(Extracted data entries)

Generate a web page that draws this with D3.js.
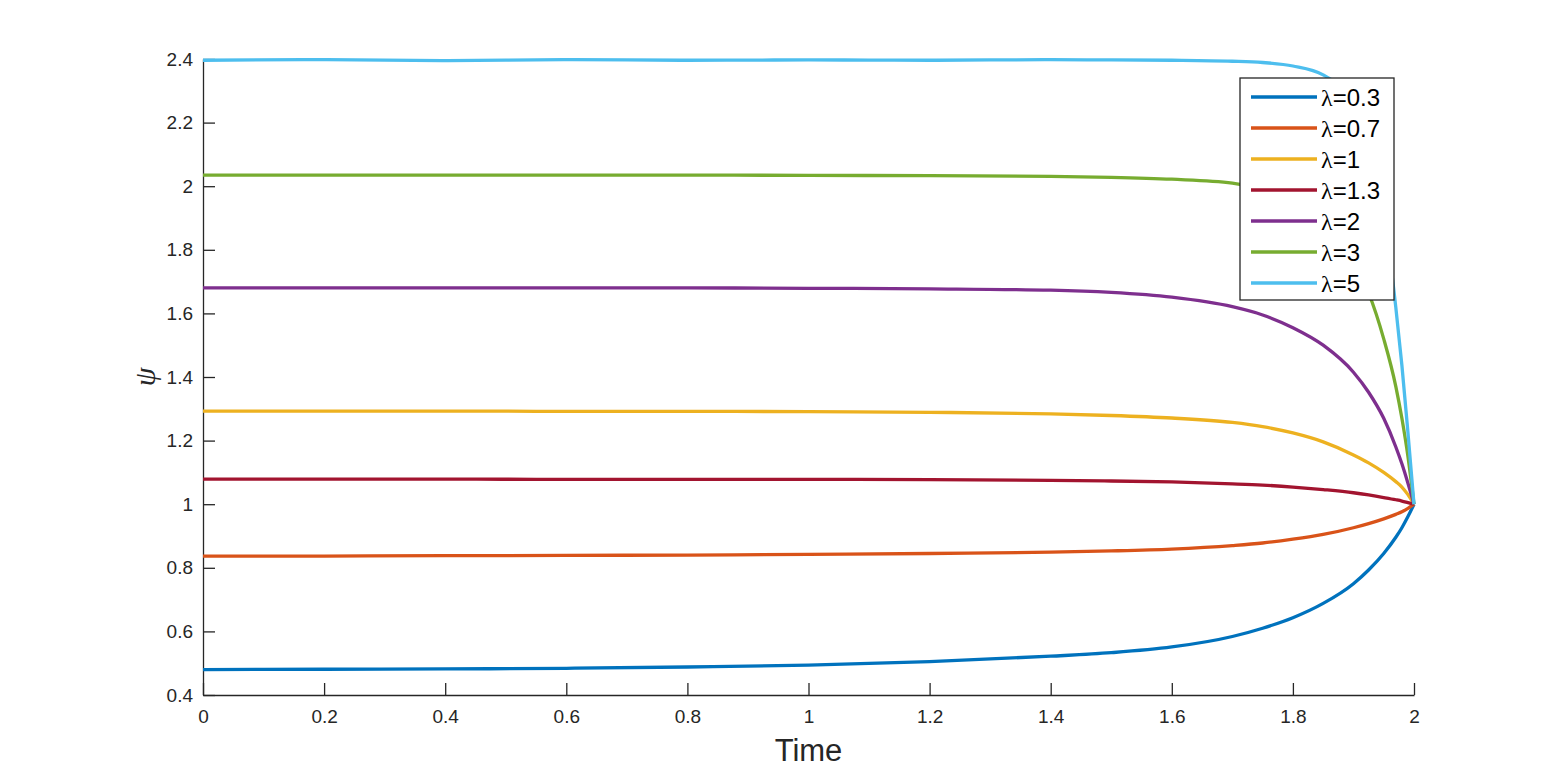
<!DOCTYPE html>
<html>
<head>
<meta charset="utf-8">
<script src="https://cdn.jsdelivr.net/npm/d3@7"></script>
<style>
  html, body { margin: 0; padding: 0; background: #fff; overflow: hidden; }
  svg { display: block; }
</style>
</head>
<body>
<div id="chart"></div>
<script>
// values
const time = [0, 0.2, 0.4, 0.6, 0.8, 1.0, 1.2, 1.4, 1.5, 1.6, 1.7, 1.75, 1.8, 1.85, 1.9, 1.925, 1.95, 1.97, 1.98, 1.99, 2.0];

const lambdas = ["0.3", "0.7", "1", "1.3", "2", "3", "5"];

const psi03 = [0.480, 0.481, 0.482, 0.484, 0.488, 0.494, 0.505, 0.522, 0.533, 0.551, 0.584, 0.610, 0.643, 0.688, 0.750, 0.793, 0.845, 0.896, 0.926, 0.961, 1.0];
const psi07 = [0.837, 0.837, 0.838, 0.839, 0.840, 0.842, 0.845, 0.849, 0.853, 0.859, 0.870, 0.878, 0.890, 0.905, 0.926, 0.939, 0.954, 0.968, 0.976, 0.987, 1.0];
const psi1  = [1.293, 1.293, 1.293, 1.292, 1.292, 1.291, 1.289, 1.284, 1.279, 1.271, 1.257, 1.244, 1.224, 1.196, 1.155, 1.130, 1.100, 1.071, 1.054, 1.030, 1.0];
const psi13 = [1.079, 1.079, 1.079, 1.078, 1.078, 1.078, 1.077, 1.075, 1.073, 1.070, 1.064, 1.060, 1.054, 1.046, 1.036, 1.029, 1.021, 1.014, 1.010, 1.005, 1.0];
const psi2  = [1.680, 1.680, 1.680, 1.680, 1.680, 1.679, 1.677, 1.673, 1.666, 1.651, 1.621, 1.595, 1.555, 1.500, 1.415, 1.352, 1.270, 1.180, 1.127, 1.066, 1.0];
const psi3  = [2.035, 2.035, 2.035, 2.035, 2.035, 2.034, 2.033, 2.031, 2.028, 2.022, 2.010, 1.990, 1.953, 1.886, 1.764, 1.665, 1.520, 1.370, 1.270, 1.150, 1.0];
const psi5  = [2.396, 2.398, 2.395, 2.398, 2.396, 2.397, 2.396, 2.398, 2.397, 2.396, 2.393, 2.389, 2.378, 2.350, 2.262, 2.140, 1.920, 1.618, 1.437, 1.225, 1.0];

const xTicks = [0, 0.2, 0.4, 0.6, 0.8, 1, 1.2, 1.4, 1.6, 1.8, 2];
const yTicks = [0.4, 0.6, 0.8, 1, 1.2, 1.4, 1.6, 1.8, 2, 2.2, 2.4];

const seriesValues = [psi03, psi07, psi1, psi13, psi2, psi3, psi5];
const series = lambdas.map((l, i) => ({
  key: l,
  values: time.map((t, j) => ({ t: t, v: seriesValues[i][j] }))
}));

const colors = ["#0072BD", "#D95319", "#EDB120", "#A2142F", "#7E2F8E", "#77AC30", "#4DBEEE"];

/*******************************/
/*        Dimensions           */
/*******************************/
const width = 1563;
const height = 782;
const margin = { top: 59, right: 149, bottom: 87, left: 203 };
const innerWidth = width - margin.left - margin.right;
const innerHeight = height - margin.top - margin.bottom;
const sans = "Liberation Sans, Arial, sans-serif";
const serif = "Liberation Serif, DejaVu Serif, serif";

const svg = d3.select("#chart").append("svg")
  .attr("width", width)
  .attr("height", height)
  .attr("viewBox", [0, 0, width, height]);

const innerChart = svg.append("g")
  .attr("transform", `translate(${margin.left}, ${margin.top})`);

const xScale = d3.scaleLinear().domain([0, 2]).range([0, innerWidth]);
const yScale = d3.scaleLinear().domain([0.4, 2.4]).range([innerHeight, 0]);
const colorScale = d3.scaleOrdinal().domain(lambdas).range(colors);

const fmt = d => String(+d.toFixed(1));

/*******************************/
/*           Axes              */
/*******************************/
const xAxis = innerChart.append("g")
  .attr("transform", `translate(0, ${innerHeight})`)
  .call(d3.axisBottom(xScale)
    .tickValues(xTicks)
    .tickFormat(fmt)
    .tickSizeInner(-12)
    .tickSizeOuter(0)
    .tickPadding(15));

const yAxis = innerChart.append("g")
  .call(d3.axisLeft(yScale)
    .tickValues(yTicks)
    .tickFormat(fmt)
    .tickSizeInner(-12)
    .tickSizeOuter(0)
    .tickPadding(10));

[xAxis, yAxis].forEach(ax => {
  ax.attr("font-family", sans).attr("font-size", 19);
  ax.select(".domain").attr("stroke", "#262626").attr("stroke-width", 1.3);
  ax.selectAll(".tick line").attr("stroke", "#262626").attr("stroke-width", 1.3);
  ax.selectAll(".tick text").attr("fill", "#262626");
});

/*******************************/
/*           Lines             */
/*******************************/
const lineGenerator = d3.line()
  .x(d => xScale(d.t))
  .y(d => yScale(d.v))
  .curve(d3.curveMonotoneX);

innerChart.selectAll(".psi-line")
  .data(series)
  .join("path")
    .attr("class", "psi-line")
    .attr("d", d => lineGenerator(d.values))
    .attr("fill", "none")
    .attr("stroke", d => colorScale(d.key))
    .attr("stroke-width", 3.3)
    .attr("stroke-linejoin", "round");

/*******************************/
/*          Labels             */
/*******************************/
svg.append("text")
  .attr("x", margin.left + innerWidth / 2)
  .attr("y", 761)
  .attr("text-anchor", "middle")
  .attr("font-family", sans)
  .attr("font-size", 31)
  .attr("fill", "#262626")
  .text("Time");

svg.append("text")
  .attr("transform", `translate(155, ${margin.top + innerHeight / 2}) rotate(-90)`)
  .attr("text-anchor", "middle")
  .attr("font-family", serif)
  .attr("font-style", "italic")
  .attr("font-size", 30)
  .attr("fill", "#262626")
  .text("ψ");

/*******************************/
/*          Legend             */
/*******************************/
const legendX = 1240, legendY = 78, legendW = 154, legendH = 222;
const rowStep = 31;

const legend = svg.append("g")
  .attr("transform", `translate(${legendX}, ${legendY})`);

legend.append("rect")
  .attr("width", legendW)
  .attr("height", legendH)
  .attr("fill", "#fff")
  .attr("stroke", "#262626")
  .attr("stroke-width", 1.3);

const items = legend.selectAll(".legend-item")
  .data(lambdas)
  .join("g")
    .attr("class", "legend-item")
    .attr("transform", (d, i) => `translate(0, ${19 + i * rowStep})`);

items.append("line")
  .attr("x1", 11)
  .attr("x2", 77)
  .attr("stroke", d => colorScale(d))
  .attr("stroke-width", 3.3);

const labels = items.append("text")
  .attr("x", 81)
  .attr("dy", "0.36em")
  .attr("font-family", sans)
  .attr("font-size", 24)
  .attr("fill", "#000");

labels.append("tspan")
  .attr("font-family", serif)
  .text("λ");
labels.append("tspan")
  .text(d => "=" + d);
</script>
</body>
</html>
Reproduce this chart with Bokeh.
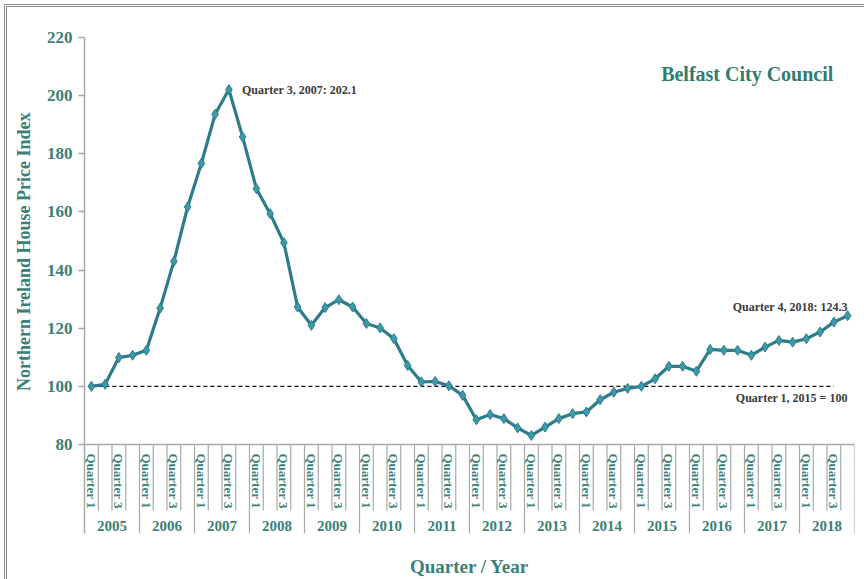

#### To do
Print each record exactly as it stands, leaving the images out.

#### Solution for this problem
Generate a web page that draws this with D3.js.
<!DOCTYPE html>
<html>
<head>
<meta charset="utf-8">
<script src="https://cdn.jsdelivr.net/npm/d3@7"></script>
<style>
  html, body { margin: 0; padding: 0; background: #fff; overflow: hidden; }
  svg { display: block; }
</style>
</head>
<body>
<div id="chart"></div>
<script>
// values
const time = [0, 0.2, 0.4, 0.6, 0.8, 1.0, 1.2, 1.4, 1.5, 1.6, 1.7, 1.75, 1.8, 1.85, 1.9, 1.925, 1.95, 1.97, 1.98, 1.99, 2.0];

const lambdas = ["0.3", "0.7", "1", "1.3", "2", "3", "5"];

const psi03 = [0.480, 0.481, 0.482, 0.484, 0.488, 0.494, 0.505, 0.522, 0.533, 0.551, 0.584, 0.610, 0.643, 0.688, 0.750, 0.793, 0.845, 0.896, 0.926, 0.961, 1.0];
const psi07 = [0.837, 0.837, 0.838, 0.839, 0.840, 0.842, 0.845, 0.849, 0.853, 0.859, 0.870, 0.878, 0.890, 0.905, 0.926, 0.939, 0.954, 0.968, 0.976, 0.987, 1.0];
const psi1  = [1.293, 1.293, 1.293, 1.292, 1.292, 1.291, 1.289, 1.284, 1.279, 1.271, 1.257, 1.244, 1.224, 1.196, 1.155, 1.130, 1.100, 1.071, 1.054, 1.030, 1.0];
const psi13 = [1.079, 1.079, 1.079, 1.078, 1.078, 1.078, 1.077, 1.075, 1.073, 1.070, 1.064, 1.060, 1.054, 1.046, 1.036, 1.029, 1.021, 1.014, 1.010, 1.005, 1.0];
const psi2  = [1.680, 1.680, 1.680, 1.680, 1.680, 1.679, 1.677, 1.673, 1.666, 1.651, 1.621, 1.595, 1.555, 1.500, 1.415, 1.352, 1.270, 1.180, 1.127, 1.066, 1.0];
const psi3  = [2.035, 2.035, 2.035, 2.035, 2.035, 2.034, 2.033, 2.031, 2.028, 2.022, 2.010, 1.990, 1.953, 1.886, 1.764, 1.665, 1.520, 1.370, 1.270, 1.150, 1.0];
const psi5  = [2.396, 2.398, 2.395, 2.398, 2.396, 2.397, 2.396, 2.398, 2.397, 2.396, 2.393, 2.389, 2.378, 2.350, 2.262, 2.140, 1.920, 1.618, 1.437, 1.225, 1.0];

const xTicks = [0, 0.2, 0.4, 0.6, 0.8, 1, 1.2, 1.4, 1.6, 1.8, 2];
const yTicks = [0.4, 0.6, 0.8, 1, 1.2, 1.4, 1.6, 1.8, 2, 2.2, 2.4];

const seriesValues = [psi03, psi07, psi1, psi13, psi2, psi3, psi5];
const series = lambdas.map((l, i) => ({
  key: l,
  values: time.map((t, j) => ({ t: t, v: seriesValues[i][j] }))
}));

const colors = ["#0072BD", "#D95319", "#EDB120", "#A2142F", "#7E2F8E", "#77AC30", "#4DBEEE"];

/*******************************/
/*        Dimensions           */
/*******************************/
const width = 1563;
const height = 782;
const margin = { top: 59, right: 149, bottom: 87, left: 203 };
const innerWidth = width - margin.left - margin.right;
const innerHeight = height - margin.top - margin.bottom;
const sans = "Liberation Sans, Arial, sans-serif";
const serif = "Liberation Serif, DejaVu Serif, serif";

const svg = d3.select("#chart").append("svg")
  .attr("width", width)
  .attr("height", height)
  .attr("viewBox", [0, 0, width, height]);

const innerChart = svg.append("g")
  .attr("transform", `translate(${margin.left}, ${margin.top})`);

const xScale = d3.scaleLinear().domain([0, 2]).range([0, innerWidth]);
const yScale = d3.scaleLinear().domain([0.4, 2.4]).range([innerHeight, 0]);
const colorScale = d3.scaleOrdinal().domain(lambdas).range(colors);

const fmt = d => String(+d.toFixed(1));

/*******************************/
/*           Axes              */
/*******************************/
const xAxis = innerChart.append("g")
  .attr("transform", `translate(0, ${innerHeight})`)
  .call(d3.axisBottom(xScale)
    .tickValues(xTicks)
    .tickFormat(fmt)
    .tickSizeInner(-12)
    .tickSizeOuter(0)
    .tickPadding(15));

const yAxis = innerChart.append("g")
  .call(d3.axisLeft(yScale)
    .tickValues(yTicks)
    .tickFormat(fmt)
    .tickSizeInner(-12)
    .tickSizeOuter(0)
    .tickPadding(10));

[xAxis, yAxis].forEach(ax => {
  ax.attr("font-family", sans).attr("font-size", 19);
  ax.select(".domain").attr("stroke", "#262626").attr("stroke-width", 1.3);
  ax.selectAll(".tick line").attr("stroke", "#262626").attr("stroke-width", 1.3);
  ax.selectAll(".tick text").attr("fill", "#262626");
});

/*******************************/
/*           Lines             */
/*******************************/
const lineGenerator = d3.line()
  .x(d => xScale(d.t))
  .y(d => yScale(d.v))
  .curve(d3.curveMonotoneX);

innerChart.selectAll(".psi-line")
  .data(series)
  .join("path")
    .attr("class", "psi-line")
    .attr("d", d => lineGenerator(d.values))
    .attr("fill", "none")
    .attr("stroke", d => colorScale(d.key))
    .attr("stroke-width", 3.3)
    .attr("stroke-linejoin", "round");

/*******************************/
/*          Labels             */
/*******************************/
svg.append("text")
  .attr("x", margin.left + innerWidth / 2)
  .attr("y", 761)
  .attr("text-anchor", "middle")
  .attr("font-family", sans)
  .attr("font-size", 31)
  .attr("fill", "#262626")
  .text("Time");

svg.append("text")
  .attr("transform", `translate(155, ${margin.top + innerHeight / 2}) rotate(-90)`)
  .attr("text-anchor", "middle")
  .attr("font-family", serif)
  .attr("font-style", "italic")
  .attr("font-size", 30)
  .attr("fill", "#262626")
  .text("ψ");

/*******************************/
/*          Legend             */
/*******************************/
const legendX = 1240, legendY = 78, legendW = 154, legendH = 222;
const rowStep = 31;

const legend = svg.append("g")
  .attr("transform", `translate(${legendX}, ${legendY})`);

legend.append("rect")
  .attr("width", legendW)
  .attr("height", legendH)
  .attr("fill", "#fff")
  .attr("stroke", "#262626")
  .attr("stroke-width", 1.3);

const items = legend.selectAll(".legend-item")
  .data(lambdas)
  .join("g")
    .attr("class", "legend-item")
    .attr("transform", (d, i) => `translate(0, ${19 + i * rowStep})`);

items.append("line")
  .attr("x1", 11)
  .attr("x2", 77)
  .attr("stroke", d => colorScale(d))
  .attr("stroke-width", 3.3);

const labels = items.append("text")
  .attr("x", 81)
  .attr("dy", "0.36em")
  .attr("font-family", sans)
  .attr("font-size", 24)
  .attr("fill", "#000");

labels.append("tspan")
  .attr("font-family", serif)
  .text("λ");
labels.append("tspan")
  .text(d => "=" + d);
</script>
</body>
</html>
Reproduce this chart with Bokeh.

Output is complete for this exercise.